▶ **Data entries**
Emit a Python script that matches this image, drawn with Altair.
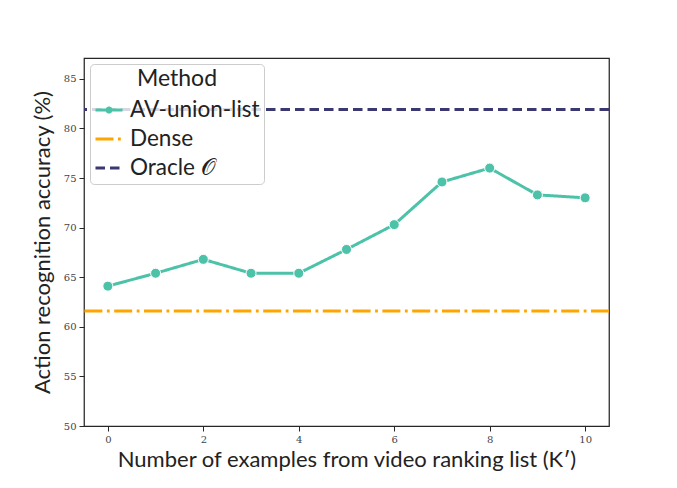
import altair as alt
import pandas as pd

K = list(range(11))
acc = [64.1, 65.4, 66.8, 65.4, 65.4, 67.8, 70.3, 74.6, 76.0, 73.3, 73.0]
methods = ["AV-union-list", "Dense", "Oracle 𝒪"]
ref_methods = ["Dense", "Oracle 𝒪"]
ref_values = [61.6, 81.9]
colors = ["#4cc2a9", "#ffa500", "#3b3770"]
dashes = [[1, 0], [18, 4.5, 2.8, 4.5], [9.5, 5]]
y_ticks = [50, 55, 60, 65, 70, 75, 80, 85]
x_ticks = [0, 2, 4, 6, 8, 10]

line_df = pd.DataFrame({"K": K, "acc": acc, "Method": methods[0]})
ref_df = pd.DataFrame({"acc": ref_values, "Method": ref_methods})

SANS = "Lato"
SERIF = "DejaVu Serif"

circle_path = "M-1,0L1,0M-0.15,0a0.15,0.15 0 1,0 0.3,0a0.15,0.15 0 1,0 -0.3,0"
sym_expr = "datum.value === 'AV-union-list' ? '" + circle_path + "' : 'stroke'"

legend = alt.Legend(
    title="Method",
    orient="none",
    legendX=6,
    legendY=6,
    titleFont=SANS,
    titleFontSize=23,
    titleFontWeight="normal",
    titleColor="#222222",
    titleAnchor="middle",
    titlePadding=4,
    labelFont=SANS,
    labelFontSize=22.5,
    labelColor="#222222",
    labelOffset=6,
    symbolType=alt.ExprRef(expr=sym_expr),
    symbolSize=729,
    symbolStrokeWidth=3,
    rowPadding=2,
    padding=4,
    fillColor="rgba(255,255,255,0.8)",
    strokeColor="#cccccc",
    cornerRadius=4,
)

color = alt.Color("Method:N", scale=alt.Scale(domain=methods, range=colors), legend=legend)
dash = alt.StrokeDash("Method:N", scale=alt.Scale(domain=methods, range=dashes), legend=legend)

x_enc = alt.X(
    "K:Q",
    scale=alt.Scale(domain=[-0.5, 10.5], nice=False, zero=False),
    axis=alt.Axis(values=x_ticks, title="Number of examples from video ranking list (K′)", titlePadding=5),
)
y_enc = alt.Y(
    "acc:Q",
    scale=alt.Scale(domain=[50, 87.1], nice=False, zero=False),
    axis=alt.Axis(values=y_ticks, title="Action recognition accuracy (%)", titlePadding=9),
)

line = alt.Chart(line_df).mark_line(strokeWidth=3).encode(x=x_enc, y=y_enc, color=color, strokeDash=dash)
points = alt.Chart(line_df).mark_point(filled=True, size=100, opacity=1, stroke="white", strokeWidth=1).encode(
    x=x_enc, y=y_enc, color=alt.value("#4cc2a9")
)
rules = alt.Chart(ref_df).mark_rule(strokeWidth=3).encode(y=y_enc, color=color, strokeDash=dash)

chart = (
    alt.layer(rules, line, points)
    .properties(
        width=525,
        height=368,
        autosize=alt.AutoSizeParams(type="none"),
        padding={"left": 76, "top": 50, "right": 60, "bottom": 54},
    )
    .configure_view(stroke="#262626", strokeWidth=1.25)
    .configure_axis(
        grid=False,
        domain=False,
        tickColor="#262626",
        tickSize=5,
        tickWidth=1,
        labelFont=SERIF,
        labelFontSize=10,
        labelColor="#444444",
        labelPadding=3,
        titleFont=SANS,
        titleFontSize=22,
        titleFontWeight="normal",
        titleColor="#222222",
    )
)

chart.save("out.html", embed_options={"renderer": "svg", "actions": False})
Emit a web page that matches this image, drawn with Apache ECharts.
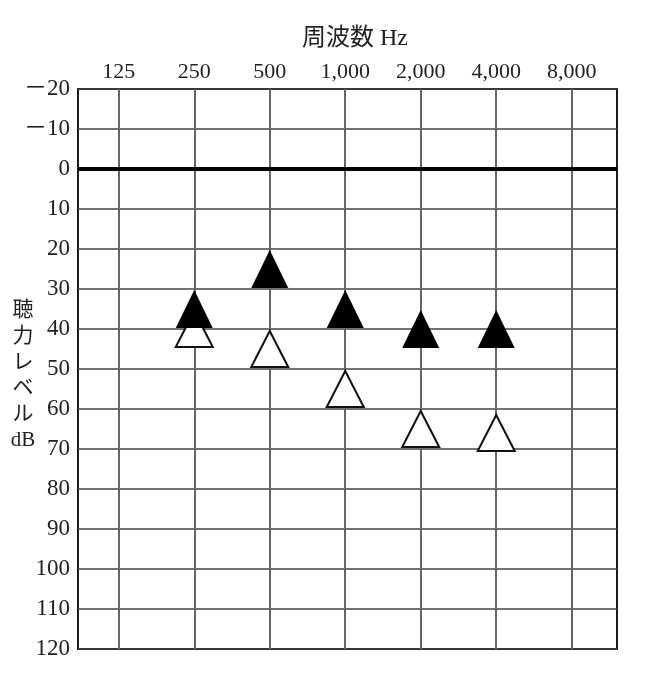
<!DOCTYPE html>
<html>
<head>
<meta charset="utf-8">
<script src="https://cdn.jsdelivr.net/npm/echarts@6/dist/echarts.min.js"></script>
<style>
html,body{margin:0;padding:0;background:#fff;}
#c{width:652px;height:684px;}
</style>
</head>
<body>
<div id="c"></div>
<script>
// Data
const freqLabels = ['125', '250', '500', '1,000', '2,000', '4,000', '8,000'];
const filledLevels = [null, 35, 25, 35, 40, 40, null];
const openLevels = [null, 40, 45, 55, 65, 66, null];
const yTicks = [-20, -10, 0, 10, 20, 30, 40, 50, 60, 70, 80, 90, 100, 110, 120];
const yAxisTitle = ['聴', '力', 'レ', 'ベ', 'ル', 'dB'];

const toPoints = arr => arr.map((v, i) => v == null ? null : [i, v]).filter(p => p);
const FONT = '"Liberation Serif", "Noto Sans CJK JP", serif';

const chart = echarts.init(document.getElementById('c'));
chart.setOption({
  animation: false,
  backgroundColor: '#fff',
  grid: { left: 78, right: 35, top: 89, bottom: 35, show: true, borderColor: '#1a1a1a', borderWidth: 2, containLabel: false, outerBoundsMode: 'none' },
  xAxis: {
    type: 'value', position: 'top', min: -0.54, max: 6.6,
    name: '周波数 Hz', nameLocation: 'middle', nameGap: 50, nameMoveOverlap: false,
    nameTextStyle: { fontFamily: FONT, fontSize: 24, color: '#222', verticalAlign: 'middle', align: 'center', padding: [0, 0, 0, 15] },
    axisLine: { show: false }, axisTick: { show: false }, splitLine: { show: false },
    axisLabel: {
      customValues: freqLabels.map((_, i) => i),
      formatter: v => freqLabels[Math.round(v)],
      fontFamily: FONT, fontSize: 22, color: '#222', margin: 6
    }
  },
  yAxis: {
    type: 'value', inverse: true, min: -20, max: 120, interval: 10,
    name: '{sp|}\n' + yAxisTitle.join('\n'), nameLocation: 'middle', nameRotate: 0, nameGap: 55, nameMoveOverlap: false,
    nameTextStyle: {
      fontFamily: FONT, fontSize: 21, color: '#222', lineHeight: 26, align: 'center', verticalAlign: 'middle',
      rich: { sp: { lineHeight: 12, fontSize: 6 } }
    },
    axisLine: { show: false }, axisTick: { show: false },
    splitLine: { show: true, lineStyle: { color: '#444', width: 1.6 } },
    axisLabel: {
      customValues: yTicks,
      formatter: v => v < 0 ? '－' + (-v) : String(v),
      fontFamily: FONT, fontSize: 23, color: '#222', margin: 8
    }
  },
  series: [
    {
      type: 'line', name: 'grid-lines', z: 1, silent: true, data: [],
      markLine: {
        silent: true, symbol: 'none', label: { show: false },
        lineStyle: { color: '#666', width: 2, type: 'solid' },
        data: freqLabels.map((_, i) => ({ xAxis: i })).concat([{ yAxis: 0, lineStyle: { color: '#000', width: 4 } }])
      }
    },
    {
      type: 'scatter', name: 'open', z: 5,
      symbol: 'triangle', symbolSize: [37, 36],
      itemStyle: { color: '#fff', borderColor: '#111', borderWidth: 2, opacity: 1 },
      data: toPoints(openLevels)
    },
    {
      type: 'scatter', name: 'filled', z: 6,
      symbol: 'triangle', symbolSize: [37, 38],
      itemStyle: { color: '#000', opacity: 1 },
      data: toPoints(filledLevels)
    }
  ]
});
</script>
</body>
</html>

▶ **The problem**
Retype the entries word for word. Omit any images.

▶ **Expected answer**
Emit a Python script that matches this image, drawn with Altair.
import altair as alt
import pandas as pd

K = list(range(11))
acc = [64.1, 65.4, 66.8, 65.4, 65.4, 67.8, 70.3, 74.6, 76.0, 73.3, 73.0]
methods = ["AV-union-list", "Dense", "Oracle 𝒪"]
ref_methods = ["Dense", "Oracle 𝒪"]
ref_values = [61.6, 81.9]
colors = ["#4cc2a9", "#ffa500", "#3b3770"]
dashes = [[1, 0], [18, 4.5, 2.8, 4.5], [9.5, 5]]
y_ticks = [50, 55, 60, 65, 70, 75, 80, 85]
x_ticks = [0, 2, 4, 6, 8, 10]

line_df = pd.DataFrame({"K": K, "acc": acc, "Method": methods[0]})
ref_df = pd.DataFrame({"acc": ref_values, "Method": ref_methods})

SANS = "Lato"
SERIF = "DejaVu Serif"

circle_path = "M-1,0L1,0M-0.15,0a0.15,0.15 0 1,0 0.3,0a0.15,0.15 0 1,0 -0.3,0"
sym_expr = "datum.value === 'AV-union-list' ? '" + circle_path + "' : 'stroke'"

legend = alt.Legend(
    title="Method",
    orient="none",
    legendX=6,
    legendY=6,
    titleFont=SANS,
    titleFontSize=23,
    titleFontWeight="normal",
    titleColor="#222222",
    titleAnchor="middle",
    titlePadding=4,
    labelFont=SANS,
    labelFontSize=22.5,
    labelColor="#222222",
    labelOffset=6,
    symbolType=alt.ExprRef(expr=sym_expr),
    symbolSize=729,
    symbolStrokeWidth=3,
    rowPadding=2,
    padding=4,
    fillColor="rgba(255,255,255,0.8)",
    strokeColor="#cccccc",
    cornerRadius=4,
)

color = alt.Color("Method:N", scale=alt.Scale(domain=methods, range=colors), legend=legend)
dash = alt.StrokeDash("Method:N", scale=alt.Scale(domain=methods, range=dashes), legend=legend)

x_enc = alt.X(
    "K:Q",
    scale=alt.Scale(domain=[-0.5, 10.5], nice=False, zero=False),
    axis=alt.Axis(values=x_ticks, title="Number of examples from video ranking list (K′)", titlePadding=5),
)
y_enc = alt.Y(
    "acc:Q",
    scale=alt.Scale(domain=[50, 87.1], nice=False, zero=False),
    axis=alt.Axis(values=y_ticks, title="Action recognition accuracy (%)", titlePadding=9),
)

line = alt.Chart(line_df).mark_line(strokeWidth=3).encode(x=x_enc, y=y_enc, color=color, strokeDash=dash)
points = alt.Chart(line_df).mark_point(filled=True, size=100, opacity=1, stroke="white", strokeWidth=1).encode(
    x=x_enc, y=y_enc, color=alt.value("#4cc2a9")
)
rules = alt.Chart(ref_df).mark_rule(strokeWidth=3).encode(y=y_enc, color=color, strokeDash=dash)

chart = (
    alt.layer(rules, line, points)
    .properties(
        width=525,
        height=368,
        autosize=alt.AutoSizeParams(type="none"),
        padding={"left": 76, "top": 50, "right": 60, "bottom": 54},
    )
    .configure_view(stroke="#262626", strokeWidth=1.25)
    .configure_axis(
        grid=False,
        domain=False,
        tickColor="#262626",
        tickSize=5,
        tickWidth=1,
        labelFont=SERIF,
        labelFontSize=10,
        labelColor="#444444",
        labelPadding=3,
        titleFont=SANS,
        titleFontSize=22,
        titleFontWeight="normal",
        titleColor="#222222",
    )
)

chart.save("out.html", embed_options={"renderer": "svg", "actions": False})
Emit a web page that matches this image, drawn with Apache ECharts.
<!DOCTYPE html>
<html>
<head>
<meta charset="utf-8">
<script src="https://cdn.jsdelivr.net/npm/echarts@6/dist/echarts.min.js"></script>
<style>
html,body{margin:0;padding:0;background:#fff;}
#c{width:652px;height:684px;}
</style>
</head>
<body>
<div id="c"></div>
<script>
// Data
const freqLabels = ['125', '250', '500', '1,000', '2,000', '4,000', '8,000'];
const filledLevels = [null, 35, 25, 35, 40, 40, null];
const openLevels = [null, 40, 45, 55, 65, 66, null];
const yTicks = [-20, -10, 0, 10, 20, 30, 40, 50, 60, 70, 80, 90, 100, 110, 120];
const yAxisTitle = ['聴', '力', 'レ', 'ベ', 'ル', 'dB'];

const toPoints = arr => arr.map((v, i) => v == null ? null : [i, v]).filter(p => p);
const FONT = '"Liberation Serif", "Noto Sans CJK JP", serif';

const chart = echarts.init(document.getElementById('c'));
chart.setOption({
  animation: false,
  backgroundColor: '#fff',
  grid: { left: 78, right: 35, top: 89, bottom: 35, show: true, borderColor: '#1a1a1a', borderWidth: 2, containLabel: false, outerBoundsMode: 'none' },
  xAxis: {
    type: 'value', position: 'top', min: -0.54, max: 6.6,
    name: '周波数 Hz', nameLocation: 'middle', nameGap: 50, nameMoveOverlap: false,
    nameTextStyle: { fontFamily: FONT, fontSize: 24, color: '#222', verticalAlign: 'middle', align: 'center', padding: [0, 0, 0, 15] },
    axisLine: { show: false }, axisTick: { show: false }, splitLine: { show: false },
    axisLabel: {
      customValues: freqLabels.map((_, i) => i),
      formatter: v => freqLabels[Math.round(v)],
      fontFamily: FONT, fontSize: 22, color: '#222', margin: 6
    }
  },
  yAxis: {
    type: 'value', inverse: true, min: -20, max: 120, interval: 10,
    name: '{sp|}\n' + yAxisTitle.join('\n'), nameLocation: 'middle', nameRotate: 0, nameGap: 55, nameMoveOverlap: false,
    nameTextStyle: {
      fontFamily: FONT, fontSize: 21, color: '#222', lineHeight: 26, align: 'center', verticalAlign: 'middle',
      rich: { sp: { lineHeight: 12, fontSize: 6 } }
    },
    axisLine: { show: false }, axisTick: { show: false },
    splitLine: { show: true, lineStyle: { color: '#444', width: 1.6 } },
    axisLabel: {
      customValues: yTicks,
      formatter: v => v < 0 ? '－' + (-v) : String(v),
      fontFamily: FONT, fontSize: 23, color: '#222', margin: 8
    }
  },
  series: [
    {
      type: 'line', name: 'grid-lines', z: 1, silent: true, data: [],
      markLine: {
        silent: true, symbol: 'none', label: { show: false },
        lineStyle: { color: '#666', width: 2, type: 'solid' },
        data: freqLabels.map((_, i) => ({ xAxis: i })).concat([{ yAxis: 0, lineStyle: { color: '#000', width: 4 } }])
      }
    },
    {
      type: 'scatter', name: 'open', z: 5,
      symbol: 'triangle', symbolSize: [37, 36],
      itemStyle: { color: '#fff', borderColor: '#111', borderWidth: 2, opacity: 1 },
      data: toPoints(openLevels)
    },
    {
      type: 'scatter', name: 'filled', z: 6,
      symbol: 'triangle', symbolSize: [37, 38],
      itemStyle: { color: '#000', opacity: 1 },
      data: toPoints(filledLevels)
    }
  ]
});
</script>
</body>
</html>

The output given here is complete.